# GIVEN PROBLEM
From the listing, collect all lines containing the word "this".

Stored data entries

::::::::

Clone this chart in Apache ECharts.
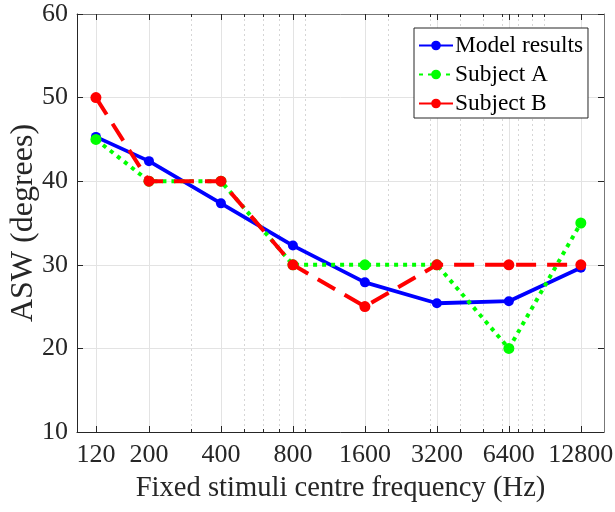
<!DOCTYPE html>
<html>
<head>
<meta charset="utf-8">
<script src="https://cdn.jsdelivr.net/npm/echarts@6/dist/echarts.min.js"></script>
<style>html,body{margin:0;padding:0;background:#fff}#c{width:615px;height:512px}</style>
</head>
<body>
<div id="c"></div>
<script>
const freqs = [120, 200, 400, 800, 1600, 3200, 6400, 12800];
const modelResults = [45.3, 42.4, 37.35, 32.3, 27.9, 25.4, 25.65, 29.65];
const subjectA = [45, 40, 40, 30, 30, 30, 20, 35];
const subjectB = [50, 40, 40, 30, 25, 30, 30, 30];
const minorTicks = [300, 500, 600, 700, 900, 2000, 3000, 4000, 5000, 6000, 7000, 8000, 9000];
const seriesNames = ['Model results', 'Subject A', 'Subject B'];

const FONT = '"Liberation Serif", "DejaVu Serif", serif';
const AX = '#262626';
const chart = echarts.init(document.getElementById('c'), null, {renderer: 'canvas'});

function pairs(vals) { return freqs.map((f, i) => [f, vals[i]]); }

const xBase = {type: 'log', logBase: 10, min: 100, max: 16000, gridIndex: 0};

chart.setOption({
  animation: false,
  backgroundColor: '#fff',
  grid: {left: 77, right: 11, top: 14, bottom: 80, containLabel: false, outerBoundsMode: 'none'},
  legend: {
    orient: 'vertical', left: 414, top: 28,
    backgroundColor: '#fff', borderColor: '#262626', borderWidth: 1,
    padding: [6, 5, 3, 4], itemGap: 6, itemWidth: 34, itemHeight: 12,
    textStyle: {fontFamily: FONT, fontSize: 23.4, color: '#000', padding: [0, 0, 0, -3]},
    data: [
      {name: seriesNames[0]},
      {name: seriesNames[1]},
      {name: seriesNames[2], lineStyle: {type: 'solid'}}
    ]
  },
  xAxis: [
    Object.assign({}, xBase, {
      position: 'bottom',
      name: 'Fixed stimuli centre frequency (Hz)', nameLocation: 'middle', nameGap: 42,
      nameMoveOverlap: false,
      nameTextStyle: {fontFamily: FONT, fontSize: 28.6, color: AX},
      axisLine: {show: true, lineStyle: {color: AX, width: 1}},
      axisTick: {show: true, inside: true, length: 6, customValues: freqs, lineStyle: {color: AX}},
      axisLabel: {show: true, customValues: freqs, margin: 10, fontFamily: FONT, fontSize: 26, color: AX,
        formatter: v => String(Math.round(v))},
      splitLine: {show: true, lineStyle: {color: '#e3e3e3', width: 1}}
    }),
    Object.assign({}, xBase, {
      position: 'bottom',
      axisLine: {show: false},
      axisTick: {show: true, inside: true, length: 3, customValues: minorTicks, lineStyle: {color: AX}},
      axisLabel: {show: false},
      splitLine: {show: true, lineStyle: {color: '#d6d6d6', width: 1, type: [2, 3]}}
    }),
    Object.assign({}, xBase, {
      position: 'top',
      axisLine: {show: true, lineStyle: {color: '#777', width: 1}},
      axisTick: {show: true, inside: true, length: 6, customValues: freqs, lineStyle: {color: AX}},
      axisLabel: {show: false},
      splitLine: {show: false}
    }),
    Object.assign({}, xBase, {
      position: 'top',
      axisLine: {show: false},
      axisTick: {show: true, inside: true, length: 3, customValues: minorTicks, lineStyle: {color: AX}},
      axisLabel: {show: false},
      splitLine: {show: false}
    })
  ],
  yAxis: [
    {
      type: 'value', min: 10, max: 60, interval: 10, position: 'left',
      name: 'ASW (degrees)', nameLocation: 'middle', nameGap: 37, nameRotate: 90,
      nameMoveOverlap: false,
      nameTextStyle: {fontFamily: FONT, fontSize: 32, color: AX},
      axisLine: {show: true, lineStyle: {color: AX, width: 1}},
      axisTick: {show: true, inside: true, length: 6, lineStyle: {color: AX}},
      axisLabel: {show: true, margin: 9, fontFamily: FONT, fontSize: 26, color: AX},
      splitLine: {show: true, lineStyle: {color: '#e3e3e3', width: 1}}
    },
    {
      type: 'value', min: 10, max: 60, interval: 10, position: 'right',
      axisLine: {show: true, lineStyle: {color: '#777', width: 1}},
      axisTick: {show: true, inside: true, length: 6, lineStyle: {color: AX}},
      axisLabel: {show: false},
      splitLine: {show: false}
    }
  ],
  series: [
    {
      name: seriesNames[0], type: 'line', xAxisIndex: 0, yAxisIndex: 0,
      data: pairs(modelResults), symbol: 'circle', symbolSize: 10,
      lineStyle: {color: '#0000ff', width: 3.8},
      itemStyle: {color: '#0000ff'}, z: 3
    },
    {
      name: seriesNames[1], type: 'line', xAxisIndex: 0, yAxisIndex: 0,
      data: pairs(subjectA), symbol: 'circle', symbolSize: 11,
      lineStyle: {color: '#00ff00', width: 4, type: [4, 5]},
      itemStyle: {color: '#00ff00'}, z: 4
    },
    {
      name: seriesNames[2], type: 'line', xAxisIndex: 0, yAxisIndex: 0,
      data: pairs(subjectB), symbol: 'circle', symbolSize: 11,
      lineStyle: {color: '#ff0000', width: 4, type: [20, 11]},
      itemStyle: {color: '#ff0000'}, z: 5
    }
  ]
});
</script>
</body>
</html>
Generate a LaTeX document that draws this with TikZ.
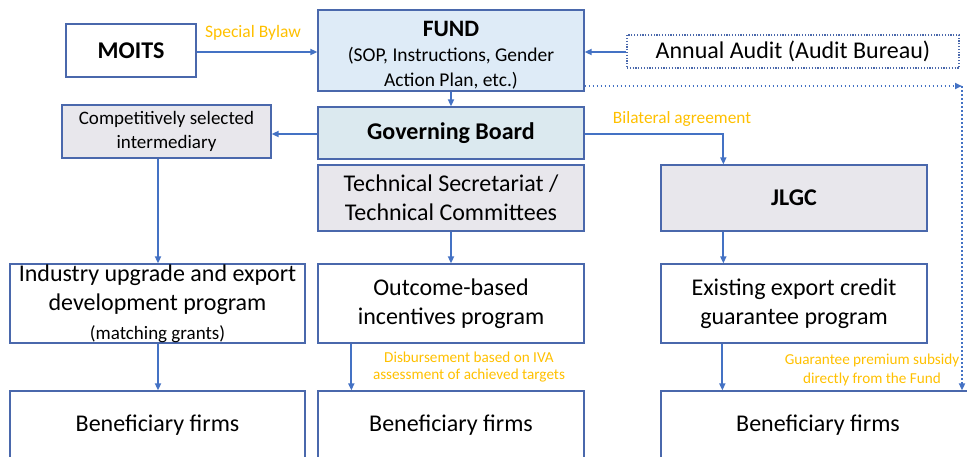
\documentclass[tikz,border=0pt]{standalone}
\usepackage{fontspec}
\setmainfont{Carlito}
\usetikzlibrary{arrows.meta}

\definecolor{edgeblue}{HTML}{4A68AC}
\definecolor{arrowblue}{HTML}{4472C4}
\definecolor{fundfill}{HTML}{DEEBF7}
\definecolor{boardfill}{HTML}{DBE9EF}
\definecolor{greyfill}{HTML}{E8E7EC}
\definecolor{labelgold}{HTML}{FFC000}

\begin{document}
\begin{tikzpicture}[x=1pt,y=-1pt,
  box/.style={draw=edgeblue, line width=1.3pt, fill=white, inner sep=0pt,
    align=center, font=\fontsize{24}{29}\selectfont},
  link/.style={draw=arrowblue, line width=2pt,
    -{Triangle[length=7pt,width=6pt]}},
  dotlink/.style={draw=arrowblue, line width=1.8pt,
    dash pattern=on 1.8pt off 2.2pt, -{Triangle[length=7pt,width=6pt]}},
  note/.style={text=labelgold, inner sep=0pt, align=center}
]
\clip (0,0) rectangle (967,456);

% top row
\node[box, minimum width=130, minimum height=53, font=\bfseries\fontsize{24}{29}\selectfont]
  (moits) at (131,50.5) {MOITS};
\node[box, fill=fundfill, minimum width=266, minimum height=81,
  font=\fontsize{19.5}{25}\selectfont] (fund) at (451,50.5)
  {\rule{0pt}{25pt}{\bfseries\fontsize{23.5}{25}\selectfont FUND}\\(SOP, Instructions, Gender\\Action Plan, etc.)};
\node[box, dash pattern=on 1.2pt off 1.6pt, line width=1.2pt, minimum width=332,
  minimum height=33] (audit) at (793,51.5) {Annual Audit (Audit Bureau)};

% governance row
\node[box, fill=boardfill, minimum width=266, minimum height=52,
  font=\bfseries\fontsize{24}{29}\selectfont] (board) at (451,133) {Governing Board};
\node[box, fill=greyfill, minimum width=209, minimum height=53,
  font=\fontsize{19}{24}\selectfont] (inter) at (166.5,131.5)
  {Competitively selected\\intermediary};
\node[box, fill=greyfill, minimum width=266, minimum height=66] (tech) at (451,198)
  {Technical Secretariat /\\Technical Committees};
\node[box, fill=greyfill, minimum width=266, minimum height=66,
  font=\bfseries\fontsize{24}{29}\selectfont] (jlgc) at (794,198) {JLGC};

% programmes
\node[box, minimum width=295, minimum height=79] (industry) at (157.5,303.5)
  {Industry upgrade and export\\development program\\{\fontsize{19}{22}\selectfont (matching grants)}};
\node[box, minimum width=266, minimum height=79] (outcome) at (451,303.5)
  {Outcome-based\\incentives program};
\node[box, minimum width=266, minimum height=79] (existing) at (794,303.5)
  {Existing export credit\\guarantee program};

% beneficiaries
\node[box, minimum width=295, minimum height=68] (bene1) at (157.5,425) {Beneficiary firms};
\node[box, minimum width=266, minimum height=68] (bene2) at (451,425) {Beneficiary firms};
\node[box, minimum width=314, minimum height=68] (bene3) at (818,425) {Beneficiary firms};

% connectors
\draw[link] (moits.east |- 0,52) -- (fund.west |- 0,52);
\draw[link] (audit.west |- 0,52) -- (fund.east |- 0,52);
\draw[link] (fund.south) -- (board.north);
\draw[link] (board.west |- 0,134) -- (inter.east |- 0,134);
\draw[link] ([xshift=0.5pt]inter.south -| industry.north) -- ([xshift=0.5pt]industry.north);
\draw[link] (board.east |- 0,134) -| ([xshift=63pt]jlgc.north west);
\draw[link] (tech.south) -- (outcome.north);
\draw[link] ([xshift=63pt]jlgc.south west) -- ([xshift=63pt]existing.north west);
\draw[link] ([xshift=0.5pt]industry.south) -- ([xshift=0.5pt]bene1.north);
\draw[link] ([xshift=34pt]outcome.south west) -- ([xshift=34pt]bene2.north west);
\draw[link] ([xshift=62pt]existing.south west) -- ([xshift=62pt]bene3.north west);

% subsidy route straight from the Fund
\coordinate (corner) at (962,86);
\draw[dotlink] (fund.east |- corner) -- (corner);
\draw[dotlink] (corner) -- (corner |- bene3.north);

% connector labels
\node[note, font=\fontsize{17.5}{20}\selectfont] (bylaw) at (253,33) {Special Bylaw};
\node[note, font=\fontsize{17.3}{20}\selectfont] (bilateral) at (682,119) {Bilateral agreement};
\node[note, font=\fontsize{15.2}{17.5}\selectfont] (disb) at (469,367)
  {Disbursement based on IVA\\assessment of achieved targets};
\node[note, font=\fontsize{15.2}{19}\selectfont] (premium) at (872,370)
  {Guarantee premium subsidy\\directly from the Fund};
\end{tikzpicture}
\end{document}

::::::::

# OUTPUT
Clone this chart in Apache ECharts.
Generate a LaTeX document that draws this with TikZ.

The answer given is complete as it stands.